CDC leverages the internals of source systems to capture changes as they happen. This could mean consuming database logs, service events or webhooks. The captured changes are then transferred to the target system to be applied. By transporting only changes and directly applying then in the destination, CDC makes it possible to achieve data consistency accross multiple systems while moving less data in real-time.


  • Data Consistency: CDC ensures a high level of data consistency across systems by capturing and replicating data changes in near-real-time. This continuous synchronization supports accurate and up-to-date data across the enterprise, enhancing decision-making and operational processes.
  • Scalability: CDC's approach to scalibility is based on continually and incrementally moving data as changes occur. This allows for scalable data integration and efficient handling of both large and small data volumes by transferring only the modified data, and scaling resource usage over time.
  • Efficiency: by transferring only the changes made to the data, CDC minimizes the volume of data that needs to be moved and processed. This efficiency reduces network and storage requirements, leading to lower costs and faster data availability. It also significantly reduces the load on source systems compared to full-scale data extraction methods.
  • Real-time Data Replication: CDC facilitates real-time data replication, enabling immediate data availability for analysis and decision-making. This capability supports dynamic business environments where timely information is crucial for competitiveness and operational efficiency.

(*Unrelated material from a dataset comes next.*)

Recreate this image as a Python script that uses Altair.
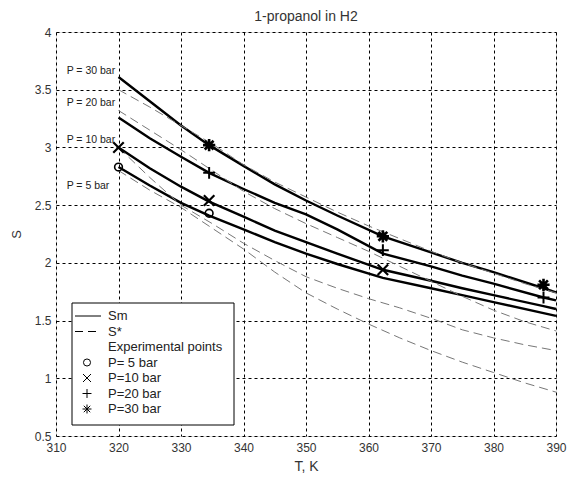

  • Newer: while CDC is based on long established patterns, as a generally available technology, it is relatively newer. This novelty means that some data practitioners may not be as familiar with CDC, potentially requiring additional training and adaptation efforts.
  • Source Features: the effectiveness of CDC is dependent on specific features of the source system, such as the availability of logs or webhooks. This dependency means that not all source systems are compatible with CDC, limiting its applicability in certain environments.
  • Configuration: implementing CDC may require preparation and configuration of the source system to ensure changes are available for capture. This preparation can involve additional complexity with systems that are not originally designed with CDC in mind.